Spanish is a hard language to master. Think about the following...
In English, there are six different tenses of a verb like “to eat” for example. There is the present, past, the future, the present perfect, past perfect, and future perfect. The last three are based on the first three and are compound verbs, which means they require a helping verb. Stay with me, it will be worth it.
Six. A challenge to be sure, but let’s look at what the Spanish language throws at us.
Instead of six tenses, we have 14 (grant it not all are commonly used but you still have to at least be able to recognize em’ when they come up). In addition, Spanish verbs change, depending on who we refer to. In English, I ate, you ate, they ate, etc... The verb does not change with the subject. Memorize the simple forms of the verb, and you’re good… But in Spanish, think of it this way: I ate, you ates, he or she or “the other you” (we’ll get to that soon) ato, we atemos, they aten... are you still with me?
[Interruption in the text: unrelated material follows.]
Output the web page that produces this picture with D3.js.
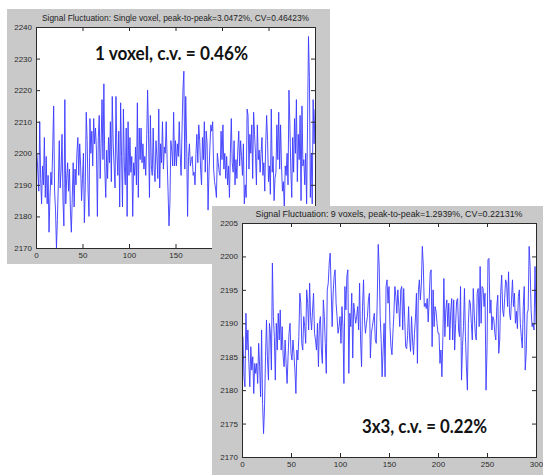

Now about that “other you”... Spanish has two forms of the word you- (sometimes three but that is beyond today’s lesson today) an impersonal form and personal (wud up) form. Figuring out when to use which you can be a social etiquette nightmare in itself Not to beat a dead horse, but to say the word “for”, you use por or para, but each have their own laws of usage and are not interchangeable. Damn.
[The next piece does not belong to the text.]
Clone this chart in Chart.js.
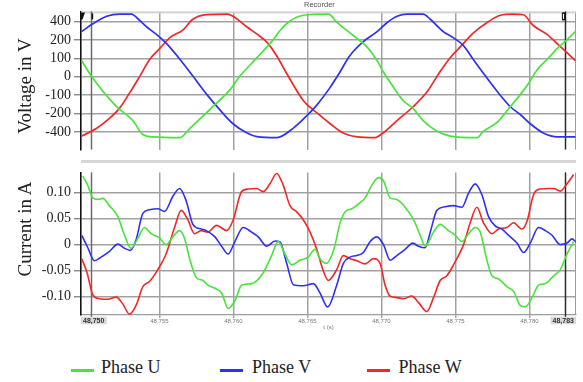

Perhaps at this point you are confused. First, bienvenido a mi vida (welcome to my life) for the last year. Second, let me break it down in numbers...
English= 6 ways to use any given verb.
Spanish= 70… mas o menos.
And so, say I want to learn all 501 verbs in my book of “commonly used verbs” appropriately titled 501 Spanish Verbs.
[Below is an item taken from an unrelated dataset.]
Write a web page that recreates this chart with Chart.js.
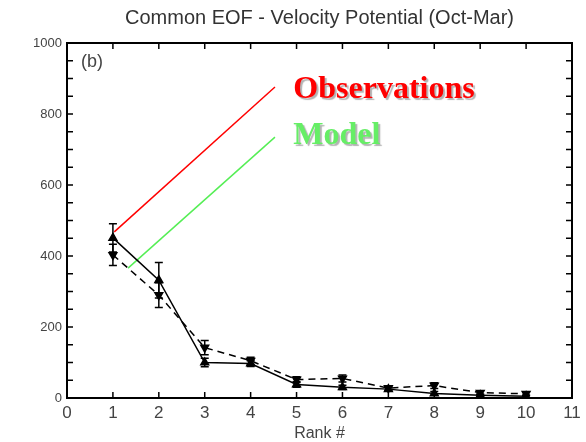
<!DOCTYPE html>
<html>
<head>
<meta charset="utf-8">
<script src="https://cdn.jsdelivr.net/npm/chart.js@4.4.0/dist/chart.umd.min.js"></script>
<style>
html,body{margin:0;padding:0;background:#fff;}
canvas{display:block;}
</style>
</head>
<body>
<canvas id="c" width="586" height="442"></canvas>
<script>
// ---- data ----
const ranks = [1, 2, 3, 4, 5, 6, 7, 8, 9, 10];
const obsValues = [451, 332, 100, 97, 38, 30, 25, 13, 8, 5];
const obsErr = [40, 50, 12, 8, 8, 6, 5, 5, 3, 3];
const modelValues = [403, 290, 142, 105, 52, 55, 28, 35, 15, 12];
const modelErr = [30, 35, 20, 10, 8, 10, 6, 8, 5, 4];
const xTicks = [0, 1, 2, 3, 4, 5, 6, 7, 8, 9, 10, 11];
const yTickLabels = [0, 200, 400, 600, 800, 1000];
// annotation pointer lines (data coordinates)
const obsPointerX = [1.03, 4.53];
const obsPointerY = [468, 876];
const modelPointerX = [1.33, 4.53];
const modelPointerY = [366, 735];

const toXY = (xs, ys) => xs.map((x, i) => ({x: x, y: ys[i]}));

const errorBarPlugin = {
  id: 'errbars',
  afterDatasetsDraw(chart) {
    const {ctx, scales: {x, y}} = chart;
    ctx.save();
    ctx.strokeStyle = '#000';
    ctx.lineWidth = 1.5;
    const draw = (vals, errs) => {
      vals.forEach((v, i) => {
        const px = x.getPixelForValue(ranks[i]);
        const top = y.getPixelForValue(v + errs[i]);
        const bot = y.getPixelForValue(Math.max(0, v - errs[i]));
        ctx.beginPath();
        ctx.moveTo(px, top); ctx.lineTo(px, bot);
        ctx.moveTo(px - 4, top); ctx.lineTo(px + 4, top);
        ctx.moveTo(px - 4, bot); ctx.lineTo(px + 4, bot);
        ctx.stroke();
      });
    };
    draw(obsValues, obsErr);
    draw(modelValues, modelErr);
    ctx.restore();
  }
};

const framePlugin = {
  id: 'frame',
  afterDraw(chart) {
    const {ctx, chartArea: a, scales: {x, y}} = chart;
    ctx.save();
    ctx.strokeStyle = '#000';
    ctx.lineWidth = 2;
    ctx.strokeRect(a.left, a.top, a.right - a.left, a.bottom - a.top);
    ctx.lineWidth = 1.5;
    ctx.beginPath();
    const tl = 6;
    for (let v = 1; v <= 10; v++) {
      const px = x.getPixelForValue(v);
      ctx.moveTo(px, a.bottom); ctx.lineTo(px, a.bottom - tl);
      ctx.moveTo(px, a.top); ctx.lineTo(px, a.top + tl);
    }
    for (let v = 50; v < 1000; v += 50) {
      const py = y.getPixelForValue(v);
      ctx.moveTo(a.left, py); ctx.lineTo(a.left + tl, py);
      ctx.moveTo(a.right, py); ctx.lineTo(a.right - tl, py);
    }
    ctx.stroke();
    // panel label
    ctx.fillStyle = '#444';
    ctx.font = '18px "Liberation Sans", Arial, sans-serif';
    ctx.textBaseline = 'middle';
    ctx.textAlign = 'left';
    ctx.fillText('(b)', a.left + 14, a.top + 19);
    // legend texts
    ctx.font = 'bold 32px "Liberation Serif", "Times New Roman", serif';
    ctx.textBaseline = 'alphabetic';
    ctx.shadowColor = 'rgba(0,0,0,0.3)';
    ctx.shadowOffsetX = 2;
    ctx.shadowOffsetY = 2;
    ctx.shadowBlur = 1;
    ctx.fillStyle = '#ff0000';
    ctx.fillText('Observations', x.getPixelForValue(4.93), y.getPixelForValue(845));
    ctx.fillStyle = '#66ee66';
    ctx.fillText('Model', x.getPixelForValue(4.93), y.getPixelForValue(715));
    ctx.restore();
  }
};

new Chart(document.getElementById('c'), {
  type: 'line',
  data: {
    datasets: [
      {
        label: 'Observations',
        data: toXY(ranks, obsValues),
        borderColor: '#000',
        backgroundColor: '#000',
        borderWidth: 1.5,
        pointStyle: 'triangle',
        pointRadius: 4.5,
        pointBackgroundColor: '#000',
        pointBorderColor: '#000',
        tension: 0
      },
      {
        label: 'Model',
        data: toXY(ranks, modelValues),
        borderColor: '#000',
        backgroundColor: '#000',
        borderWidth: 1.5,
        borderDash: [7, 5],
        pointStyle: 'triangle',
        rotation: 180,
        pointRadius: 4.5,
        pointBackgroundColor: '#000',
        pointBorderColor: '#000',
        tension: 0
      },
      {
        label: 'obs pointer',
        data: toXY(obsPointerX, obsPointerY),
        borderColor: '#ff0000',
        borderWidth: 1.5,
        pointRadius: 0
      },
      {
        label: 'model pointer',
        data: toXY(modelPointerX, modelPointerY),
        borderColor: '#55ee55',
        borderWidth: 1.5,
        pointRadius: 0
      }
    ]
  },
  options: {
    responsive: false,
    devicePixelRatio: 1,
    animation: false,
    layout: {padding: {left: 0, right: 14, top: 0, bottom: 0}},
    plugins: {
      legend: {display: false},
      tooltip: {enabled: false},
      title: {
        display: true,
        fullSize: false,
        text: 'Common EOF - Velocity Potential (Oct-Mar)',
        color: '#333',
        font: {family: '"Liberation Sans", Arial, sans-serif', size: 20, weight: 'normal', lineHeight: 1.2},
        padding: {top: 6, bottom: 13}
      }
    },
    scales: {
      x: {
        type: 'linear',
        min: 0, max: 11,
        afterBuildTicks: (s) => { s.ticks = xTicks.map(v => ({value: v})); },
        afterFit: (s) => { s.height = 44; },
        grid: {display: false, drawTicks: false},
        border: {display: false},
        ticks: {
          color: '#444',
          padding: 5,
          font: {family: '"Liberation Sans", Arial, sans-serif', size: 17},
          autoSkip: false,
          maxRotation: 0,
          callback: (v) => String(v)
        },
        title: {
          display: true,
          text: 'Rank #',
          color: '#444',
          font: {family: '"Liberation Sans", Arial, sans-serif', size: 16},
          padding: {top: 0, bottom: -1}
        }
      },
      y: {
        type: 'linear',
        min: 0, max: 1000,
        afterBuildTicks: (s) => { s.ticks = yTickLabels.map(v => ({value: v})); },
        afterFit: (s) => { s.width = 67; },
        grid: {display: false, drawTicks: false},
        border: {display: false},
        ticks: {
          color: '#444',
          padding: 5,
          font: {family: '"Liberation Sans", Arial, sans-serif', size: 13},
          autoSkip: false,
          callback: (v) => String(v)
        }
      }
    }
  },
  plugins: [errorBarPlugin, framePlugin]
});
</script>
</body>
</html>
In English, it would be 3,006 forms. DRUMROLL PLEASE…
In Spanish, we are looking at learning 35,070 forms.
There are no typos here... so please, just sit with the difference between those numbers for a moment.
And, once you master the verbs, such fun things such as gender assignment to nouns and adjectives await. La cabeza and el cabeza, spelled the same and all but yet two different things because one is a feminine word and the other, masculine (la is feminine and el masculine). El papa is the pope. La papa, the Irish pope- that is to say, nothing more than a potato.